Long straddles are profitable around 20% of the time as are strangles. On the other hand, short straddles and strangles are profitable 80% of the time. A writing strategy has much more chance of success than a long one. --Even though selling premium will choke off profits on major moves.
Lets visit this again ?? http://greyenlightenment.com/post-2008-wealth-creation-guide/ Market took a nice dive SPXU up 7.0% the exmple synthetic short this guy gives has no open interest no movement, both SPXU and TMV,
so who here has the returns or better than this strategy described ? The lack of interest is interesting!
Thank you for sharing the website. In it he stated that a leverage ETF returns were not a simple multiple of the underlying ETF but were path dependent. I understand the statement but do not understand why. Can you kindly explain the logic behind it? Thanks.
3x etfs can offer offer significantly magnified returns if the path is favorable. But because the stock market tends to spend a lot of time churning (as you can see in 2015), 3x ETFs tend to slowly decay. Stock market gains are often interspersed between months or even years of churning.

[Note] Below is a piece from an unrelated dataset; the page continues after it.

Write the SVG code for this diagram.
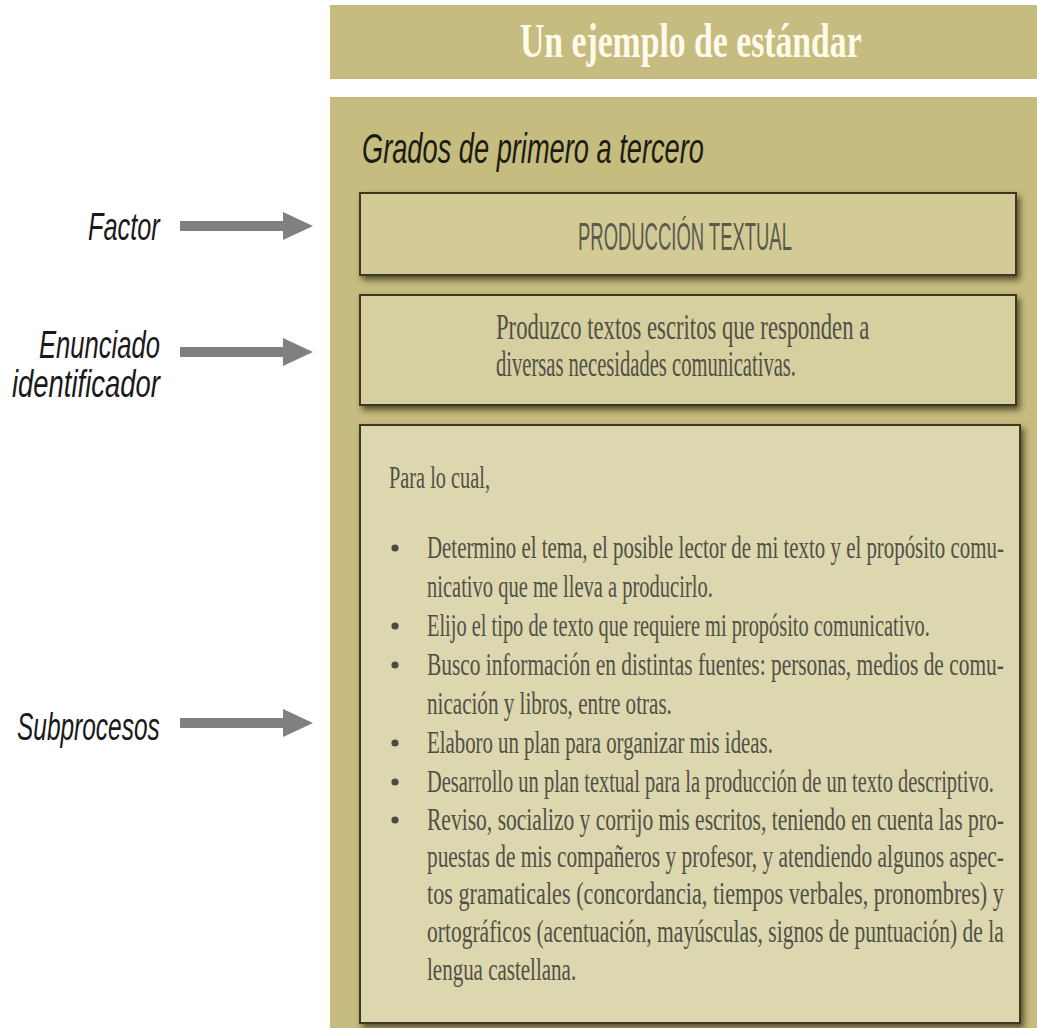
<svg xmlns="http://www.w3.org/2000/svg" width="1037" height="1028" viewBox="0 0 1037 1028">
<style>
.lbl{font-family:"Liberation Sans","DejaVu Sans",sans-serif;font-style:italic;font-size:38px;fill:#1a1a1a}
.body{font-family:"Liberation Serif","DejaVu Serif",serif;font-size:32px;fill:#505046}
.box{stroke:#3c3820;stroke-width:2}
.conn{stroke:#808080;stroke-width:10;fill:none}
.dot{fill:#4a4a40}
</style>
<defs>
<marker id="ah" viewBox="0 0 30 28" markerWidth="30" markerHeight="28" refX="5" refY="14" markerUnits="userSpaceOnUse" orient="auto">
<path d="M0,0 L30,14 L0,28 z" fill="#808080"/>
</marker>
<filter id="sh" x="-5%" y="-10%" width="115%" height="130%">
<feDropShadow dx="3" dy="4" stdDeviation="3" flood-color="#2e2a10" flood-opacity="0.75"/>
</filter>
</defs>
<rect width="1037" height="1028" fill="#ffffff"/>
<g id="header">
<rect x="330" y="5" width="707" height="74" fill="#c6bc7f"/>
<g transform="translate(520,57) scale(0.7,1)">
<text x="0" y="0" font-family="'Liberation Serif',serif" font-weight="bold" font-size="48" fill="#fffbea" textLength="488" lengthAdjust="spacingAndGlyphs">Un ejemplo de estándar</text>
</g>
</g>
<g id="panel">
<rect x="330" y="97" width="707" height="931" fill="#c6bc7f"/>
<g transform="translate(362,163) scale(0.65,1)">
<text x="0" y="0" font-family="'Liberation Sans',sans-serif" font-style="italic" font-size="42" fill="#1c1c12" textLength="526" lengthAdjust="spacingAndGlyphs">Grados de primero a tercero</text>
</g>
</g>
<g id="factor">
<rect class="box" x="360" y="193" width="656" height="82" fill="#d3cb96" filter="url(#sh)"/>
<g transform="translate(578,250) scale(0.46,1)">
<text x="0" y="0" font-family="'Liberation Sans',sans-serif" font-size="39" fill="#5a5a4c" textLength="465" lengthAdjust="spacingAndGlyphs">PRODUCCIÓN TEXTUAL</text>
</g>
</g>
<g id="enunciado">
<rect class="box" x="360" y="295" width="656" height="110" fill="#d6cfa0" filter="url(#sh)"/>
<g transform="translate(496,0) scale(0.6,1)" font-family="'Liberation Serif',serif" font-size="35" fill="#505046">
<text x="0" y="339" textLength="622" lengthAdjust="spacingAndGlyphs">Produzco textos escritos que responden a</text>
<text x="0" y="376" textLength="500" lengthAdjust="spacingAndGlyphs">diversas necesidades comunicativas.</text>
</g>
</g>
<g id="subprocesos">
<rect class="box" x="360" y="425" width="660" height="598" fill="#dcd7ae" filter="url(#sh)"/>
<circle class="dot" cx="395" cy="548" r="3.6"/>
<circle class="dot" cx="395" cy="626" r="3.6"/>
<circle class="dot" cx="395" cy="665" r="3.6"/>
<circle class="dot" cx="395" cy="743" r="3.6"/>
<circle class="dot" cx="395" cy="782" r="3.6"/>
<circle class="dot" cx="395" cy="820" r="3.6"/>
<g transform="translate(427,0) scale(0.66,1)">
<text class="body" x="-57.6" y="488" textLength="153" lengthAdjust="spacingAndGlyphs">Para lo cual,</text>
<text class="body" x="0" y="558" textLength="874" lengthAdjust="spacingAndGlyphs">Determino el tema, el posible lector de mi texto y el propósito comu-</text>
<text class="body" x="0" y="597" textLength="433" lengthAdjust="spacingAndGlyphs">nicativo que me lleva a producirlo.</text>
<text class="body" x="0" y="636" textLength="762" lengthAdjust="spacingAndGlyphs">Elijo el tipo de texto que requiere mi propósito comunicativo.</text>
<text class="body" x="0" y="675" textLength="874" lengthAdjust="spacingAndGlyphs">Busco información en distintas fuentes: personas, medios de comu-</text>
<text class="body" x="0" y="714" textLength="371" lengthAdjust="spacingAndGlyphs">nicación y libros, entre otras.</text>
<text class="body" x="0" y="753" textLength="524" lengthAdjust="spacingAndGlyphs">Elaboro un plan para organizar mis ideas.</text>
<text class="body" x="0" y="792" textLength="859" lengthAdjust="spacingAndGlyphs">Desarrollo un plan textual para la producción de un texto descriptivo.</text>
<text class="body" x="0" y="830" textLength="874" lengthAdjust="spacingAndGlyphs">Reviso, socializo y corrijo mis escritos, teniendo en cuenta las pro-</text>
<text class="body" x="0" y="867" textLength="874" lengthAdjust="spacingAndGlyphs">puestas de mis compañeros y profesor, y atendiendo algunos aspec-</text>
<text class="body" x="0" y="904" textLength="874" lengthAdjust="spacingAndGlyphs">tos gramaticales (concordancia, tiempos verbales, pronombres) y</text>
<text class="body" x="0" y="942" textLength="874" lengthAdjust="spacingAndGlyphs">ortográficos (acentuación, mayúsculas, signos de puntuación) de la</text>
<text class="body" x="0" y="980" textLength="226" lengthAdjust="spacingAndGlyphs">lengua castellana.</text>
</g>
</g>
<g id="label-factor">
<g transform="translate(88,240) scale(0.64,1)"><text class="lbl" x="0" y="0" textLength="112" lengthAdjust="spacingAndGlyphs">Factor</text></g>
</g>
<g id="label-enunciado">
<g transform="translate(39,358) scale(0.64,1)"><text class="lbl" x="0" y="0" textLength="189" lengthAdjust="spacingAndGlyphs">Enunciado</text></g>
<g transform="translate(12,397) scale(0.64,1)"><text class="lbl" x="0" y="0" textLength="231" lengthAdjust="spacingAndGlyphs">identificador</text></g>
</g>
<g id="label-subprocesos">
<g transform="translate(17,740) scale(0.64,1)"><text class="lbl" x="0" y="0" textLength="223" lengthAdjust="spacingAndGlyphs">Subprocesos</text></g>
</g>
<g id="connectors">
<line class="conn" x1="180" y1="226" x2="288" y2="226" marker-end="url(#ah)"/>
<line class="conn" x1="180" y1="352" x2="288" y2="352" marker-end="url(#ah)"/>
<line class="conn" x1="180" y1="723" x2="288" y2="723" marker-end="url(#ah)"/>
</g>
</svg>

Not an options guy, hoping some of you experts can weigh in. We all know about IV crush following a scheduled event. Earnings, FDA, etc. But what is the typical IV decay profile post-event? As an example, let's say a company is reporting earnings in afterhours. Assume conference call scheduled for next day at 10am. Assume weekly ATM call/put is pricing in a 10% move one way or the other. Now assume the stock opens flat the next day. At the open, how much would the IV typically drop? Might look for excessive IV crush where we can get long a straddle and profit from large realized in the next day or two. Thoughts?